## Exercise details
Tell me how many lines hold "LaTeX", please, using only the number.

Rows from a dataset
+-------+
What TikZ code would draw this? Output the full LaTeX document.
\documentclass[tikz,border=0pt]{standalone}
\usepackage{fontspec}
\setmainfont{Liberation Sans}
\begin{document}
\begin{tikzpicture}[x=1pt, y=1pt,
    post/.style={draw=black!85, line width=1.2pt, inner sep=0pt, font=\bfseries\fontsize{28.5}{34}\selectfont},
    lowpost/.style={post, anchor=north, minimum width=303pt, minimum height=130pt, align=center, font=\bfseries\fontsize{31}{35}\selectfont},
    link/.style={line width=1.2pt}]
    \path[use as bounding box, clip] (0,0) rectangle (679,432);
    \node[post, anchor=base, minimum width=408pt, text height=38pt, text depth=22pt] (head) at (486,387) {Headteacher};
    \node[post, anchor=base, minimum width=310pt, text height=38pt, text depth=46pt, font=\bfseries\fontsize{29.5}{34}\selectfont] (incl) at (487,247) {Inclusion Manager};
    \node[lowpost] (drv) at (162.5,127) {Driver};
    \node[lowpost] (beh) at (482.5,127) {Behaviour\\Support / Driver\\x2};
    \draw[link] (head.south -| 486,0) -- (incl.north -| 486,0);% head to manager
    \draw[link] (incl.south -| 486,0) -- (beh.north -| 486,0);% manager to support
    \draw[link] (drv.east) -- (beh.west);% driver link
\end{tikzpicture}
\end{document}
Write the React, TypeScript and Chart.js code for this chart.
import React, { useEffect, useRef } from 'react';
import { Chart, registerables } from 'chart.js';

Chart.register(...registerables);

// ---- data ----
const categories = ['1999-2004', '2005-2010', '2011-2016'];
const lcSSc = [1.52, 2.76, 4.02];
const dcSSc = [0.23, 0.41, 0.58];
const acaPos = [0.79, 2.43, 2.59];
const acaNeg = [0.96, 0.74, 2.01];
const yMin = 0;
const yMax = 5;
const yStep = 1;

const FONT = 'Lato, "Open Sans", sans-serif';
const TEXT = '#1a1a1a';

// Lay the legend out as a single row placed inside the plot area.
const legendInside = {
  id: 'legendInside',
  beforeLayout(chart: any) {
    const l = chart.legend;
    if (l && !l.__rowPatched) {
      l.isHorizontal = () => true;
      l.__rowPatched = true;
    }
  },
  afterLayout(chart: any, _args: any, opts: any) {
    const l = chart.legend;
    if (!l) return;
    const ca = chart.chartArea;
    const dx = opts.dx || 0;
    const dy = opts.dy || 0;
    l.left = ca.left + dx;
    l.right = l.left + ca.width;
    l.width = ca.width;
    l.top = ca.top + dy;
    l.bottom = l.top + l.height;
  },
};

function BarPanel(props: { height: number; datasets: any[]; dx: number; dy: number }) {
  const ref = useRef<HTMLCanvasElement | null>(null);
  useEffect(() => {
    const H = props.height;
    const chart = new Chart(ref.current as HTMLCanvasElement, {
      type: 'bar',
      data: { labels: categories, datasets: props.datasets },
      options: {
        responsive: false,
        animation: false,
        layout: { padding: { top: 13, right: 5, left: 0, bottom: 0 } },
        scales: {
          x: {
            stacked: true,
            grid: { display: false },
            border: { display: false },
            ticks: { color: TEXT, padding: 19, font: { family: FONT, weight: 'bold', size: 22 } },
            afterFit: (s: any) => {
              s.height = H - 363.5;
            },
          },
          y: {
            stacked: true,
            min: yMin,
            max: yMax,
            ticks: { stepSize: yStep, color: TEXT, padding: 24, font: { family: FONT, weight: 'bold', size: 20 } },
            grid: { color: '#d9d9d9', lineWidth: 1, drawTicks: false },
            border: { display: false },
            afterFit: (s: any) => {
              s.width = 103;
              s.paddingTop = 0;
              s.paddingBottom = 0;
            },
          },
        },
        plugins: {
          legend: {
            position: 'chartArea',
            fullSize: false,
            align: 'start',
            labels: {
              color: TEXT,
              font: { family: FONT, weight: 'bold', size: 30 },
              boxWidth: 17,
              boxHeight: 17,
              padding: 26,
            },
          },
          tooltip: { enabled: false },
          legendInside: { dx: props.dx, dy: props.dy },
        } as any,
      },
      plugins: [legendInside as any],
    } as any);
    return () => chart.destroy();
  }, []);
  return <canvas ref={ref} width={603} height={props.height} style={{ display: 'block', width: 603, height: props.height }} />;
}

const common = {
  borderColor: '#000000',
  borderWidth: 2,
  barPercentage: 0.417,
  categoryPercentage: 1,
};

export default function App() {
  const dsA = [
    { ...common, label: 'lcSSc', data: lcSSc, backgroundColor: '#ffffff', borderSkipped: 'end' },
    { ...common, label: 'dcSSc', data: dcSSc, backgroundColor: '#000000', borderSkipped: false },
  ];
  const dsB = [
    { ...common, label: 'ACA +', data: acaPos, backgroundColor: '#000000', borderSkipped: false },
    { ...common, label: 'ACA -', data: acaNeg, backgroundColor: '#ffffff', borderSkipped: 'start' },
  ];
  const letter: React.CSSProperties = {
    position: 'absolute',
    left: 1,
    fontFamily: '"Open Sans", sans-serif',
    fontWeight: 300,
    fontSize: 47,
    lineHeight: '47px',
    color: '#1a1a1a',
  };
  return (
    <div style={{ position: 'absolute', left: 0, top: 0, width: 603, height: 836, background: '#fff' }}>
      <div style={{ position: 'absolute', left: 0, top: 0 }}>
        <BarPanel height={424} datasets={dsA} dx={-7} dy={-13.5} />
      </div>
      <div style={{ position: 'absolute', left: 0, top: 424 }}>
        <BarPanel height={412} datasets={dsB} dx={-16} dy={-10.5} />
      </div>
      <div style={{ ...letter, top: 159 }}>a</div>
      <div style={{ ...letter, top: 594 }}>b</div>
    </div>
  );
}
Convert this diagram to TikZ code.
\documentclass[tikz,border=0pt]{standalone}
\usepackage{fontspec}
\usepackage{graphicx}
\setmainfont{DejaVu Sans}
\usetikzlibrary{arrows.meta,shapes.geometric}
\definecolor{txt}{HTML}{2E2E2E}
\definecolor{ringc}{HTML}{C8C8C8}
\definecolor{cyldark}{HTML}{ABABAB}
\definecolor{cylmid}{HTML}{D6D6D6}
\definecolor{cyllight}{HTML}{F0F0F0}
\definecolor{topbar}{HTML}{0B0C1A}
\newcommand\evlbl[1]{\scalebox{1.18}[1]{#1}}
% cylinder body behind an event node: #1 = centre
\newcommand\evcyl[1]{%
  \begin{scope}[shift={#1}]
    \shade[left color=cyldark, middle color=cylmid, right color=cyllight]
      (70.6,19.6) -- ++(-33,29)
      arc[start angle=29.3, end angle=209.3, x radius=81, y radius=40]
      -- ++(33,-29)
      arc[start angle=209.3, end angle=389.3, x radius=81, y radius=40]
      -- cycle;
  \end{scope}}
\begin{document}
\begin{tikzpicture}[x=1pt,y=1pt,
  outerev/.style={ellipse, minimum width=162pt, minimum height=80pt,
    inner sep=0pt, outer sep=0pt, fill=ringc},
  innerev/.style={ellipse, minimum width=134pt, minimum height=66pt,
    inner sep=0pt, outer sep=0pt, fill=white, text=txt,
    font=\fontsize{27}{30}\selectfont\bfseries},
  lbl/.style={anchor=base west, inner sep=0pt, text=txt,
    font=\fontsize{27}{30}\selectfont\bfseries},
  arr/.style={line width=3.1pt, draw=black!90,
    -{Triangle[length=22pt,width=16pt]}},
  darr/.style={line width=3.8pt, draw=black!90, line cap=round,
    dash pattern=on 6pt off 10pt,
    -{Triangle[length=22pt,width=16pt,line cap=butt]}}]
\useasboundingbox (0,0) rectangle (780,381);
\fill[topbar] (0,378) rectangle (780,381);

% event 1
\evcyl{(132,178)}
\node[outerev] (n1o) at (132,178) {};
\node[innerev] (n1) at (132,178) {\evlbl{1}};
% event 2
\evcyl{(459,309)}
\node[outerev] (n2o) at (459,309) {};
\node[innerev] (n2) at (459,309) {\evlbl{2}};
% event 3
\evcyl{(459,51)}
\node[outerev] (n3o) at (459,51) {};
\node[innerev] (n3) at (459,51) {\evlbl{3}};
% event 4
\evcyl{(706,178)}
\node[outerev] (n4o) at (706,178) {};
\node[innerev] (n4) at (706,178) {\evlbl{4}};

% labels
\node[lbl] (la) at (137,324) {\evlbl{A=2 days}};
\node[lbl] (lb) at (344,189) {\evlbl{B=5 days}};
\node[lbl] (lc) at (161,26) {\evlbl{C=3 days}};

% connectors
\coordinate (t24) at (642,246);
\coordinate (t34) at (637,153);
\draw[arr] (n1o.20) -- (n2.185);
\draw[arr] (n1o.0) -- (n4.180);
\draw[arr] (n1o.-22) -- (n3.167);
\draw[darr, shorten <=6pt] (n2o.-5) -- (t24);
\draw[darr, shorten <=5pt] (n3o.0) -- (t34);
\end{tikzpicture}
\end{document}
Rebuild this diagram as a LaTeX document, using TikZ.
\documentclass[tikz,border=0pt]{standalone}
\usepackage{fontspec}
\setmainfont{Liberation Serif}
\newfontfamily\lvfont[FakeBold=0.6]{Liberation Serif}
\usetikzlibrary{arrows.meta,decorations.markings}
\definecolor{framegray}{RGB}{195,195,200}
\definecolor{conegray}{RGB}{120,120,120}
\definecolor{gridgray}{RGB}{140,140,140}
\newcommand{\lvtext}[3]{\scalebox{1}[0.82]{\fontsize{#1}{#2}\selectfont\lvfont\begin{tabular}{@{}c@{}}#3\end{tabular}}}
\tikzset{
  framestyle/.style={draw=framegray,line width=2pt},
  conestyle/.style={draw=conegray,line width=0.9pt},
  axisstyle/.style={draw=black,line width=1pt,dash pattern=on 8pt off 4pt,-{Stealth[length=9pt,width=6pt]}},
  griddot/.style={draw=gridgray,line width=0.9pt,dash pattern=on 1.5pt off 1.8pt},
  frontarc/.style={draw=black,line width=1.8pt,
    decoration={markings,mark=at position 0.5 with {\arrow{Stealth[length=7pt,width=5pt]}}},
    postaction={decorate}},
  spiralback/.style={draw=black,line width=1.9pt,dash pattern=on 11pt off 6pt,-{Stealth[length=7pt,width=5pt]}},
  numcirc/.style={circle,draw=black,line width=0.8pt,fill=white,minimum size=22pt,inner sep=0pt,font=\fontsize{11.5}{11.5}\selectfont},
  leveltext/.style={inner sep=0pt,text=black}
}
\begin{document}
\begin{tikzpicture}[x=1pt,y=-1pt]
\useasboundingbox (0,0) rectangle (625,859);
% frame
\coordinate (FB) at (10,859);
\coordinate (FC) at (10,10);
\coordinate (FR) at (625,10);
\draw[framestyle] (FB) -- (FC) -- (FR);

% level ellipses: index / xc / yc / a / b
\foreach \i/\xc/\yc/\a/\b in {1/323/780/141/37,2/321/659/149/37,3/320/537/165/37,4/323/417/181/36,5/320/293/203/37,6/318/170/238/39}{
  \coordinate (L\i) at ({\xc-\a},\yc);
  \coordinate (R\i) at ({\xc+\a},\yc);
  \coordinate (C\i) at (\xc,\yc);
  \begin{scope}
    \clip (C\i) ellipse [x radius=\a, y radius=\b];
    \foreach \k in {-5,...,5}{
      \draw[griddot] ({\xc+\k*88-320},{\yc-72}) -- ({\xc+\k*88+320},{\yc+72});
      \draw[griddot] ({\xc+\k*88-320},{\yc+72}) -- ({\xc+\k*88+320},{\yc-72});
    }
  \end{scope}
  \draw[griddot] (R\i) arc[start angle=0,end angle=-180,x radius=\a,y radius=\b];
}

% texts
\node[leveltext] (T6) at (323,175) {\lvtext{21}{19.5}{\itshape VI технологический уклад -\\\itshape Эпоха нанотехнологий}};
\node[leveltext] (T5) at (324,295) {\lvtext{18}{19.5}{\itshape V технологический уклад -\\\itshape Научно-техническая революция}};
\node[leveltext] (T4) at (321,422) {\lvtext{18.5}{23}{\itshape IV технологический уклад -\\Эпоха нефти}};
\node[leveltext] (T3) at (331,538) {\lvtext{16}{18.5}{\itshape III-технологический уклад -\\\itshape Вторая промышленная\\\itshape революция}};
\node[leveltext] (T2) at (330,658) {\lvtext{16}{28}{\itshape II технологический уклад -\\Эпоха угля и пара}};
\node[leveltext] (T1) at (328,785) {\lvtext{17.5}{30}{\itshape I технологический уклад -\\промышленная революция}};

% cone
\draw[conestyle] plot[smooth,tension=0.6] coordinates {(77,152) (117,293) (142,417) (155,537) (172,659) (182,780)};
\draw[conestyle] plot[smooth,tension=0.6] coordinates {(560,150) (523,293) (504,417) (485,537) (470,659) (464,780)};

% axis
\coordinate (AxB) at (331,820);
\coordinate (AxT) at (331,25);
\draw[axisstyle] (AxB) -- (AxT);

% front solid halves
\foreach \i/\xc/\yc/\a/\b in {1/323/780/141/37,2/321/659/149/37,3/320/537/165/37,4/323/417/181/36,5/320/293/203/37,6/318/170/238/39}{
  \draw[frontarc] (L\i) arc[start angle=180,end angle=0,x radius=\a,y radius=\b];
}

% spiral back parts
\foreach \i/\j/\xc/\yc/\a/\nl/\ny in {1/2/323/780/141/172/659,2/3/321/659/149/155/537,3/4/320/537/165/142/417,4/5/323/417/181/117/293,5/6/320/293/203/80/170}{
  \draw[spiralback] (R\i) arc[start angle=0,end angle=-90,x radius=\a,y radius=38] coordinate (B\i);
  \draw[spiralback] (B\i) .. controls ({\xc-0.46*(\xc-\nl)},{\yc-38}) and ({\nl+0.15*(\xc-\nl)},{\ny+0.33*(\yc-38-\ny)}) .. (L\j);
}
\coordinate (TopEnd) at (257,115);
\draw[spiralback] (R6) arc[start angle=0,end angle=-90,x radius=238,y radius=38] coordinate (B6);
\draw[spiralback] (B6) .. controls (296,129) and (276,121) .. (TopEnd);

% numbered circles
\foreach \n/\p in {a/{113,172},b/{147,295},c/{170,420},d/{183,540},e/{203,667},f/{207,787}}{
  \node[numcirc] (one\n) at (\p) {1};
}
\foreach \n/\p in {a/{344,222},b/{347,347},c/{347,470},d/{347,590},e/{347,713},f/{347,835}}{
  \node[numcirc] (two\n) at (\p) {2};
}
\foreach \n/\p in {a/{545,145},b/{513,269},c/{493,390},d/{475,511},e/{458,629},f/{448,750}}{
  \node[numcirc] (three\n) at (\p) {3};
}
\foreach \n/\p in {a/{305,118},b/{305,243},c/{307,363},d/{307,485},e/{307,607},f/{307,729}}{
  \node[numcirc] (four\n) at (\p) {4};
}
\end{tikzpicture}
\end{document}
+-------+
## Reply
2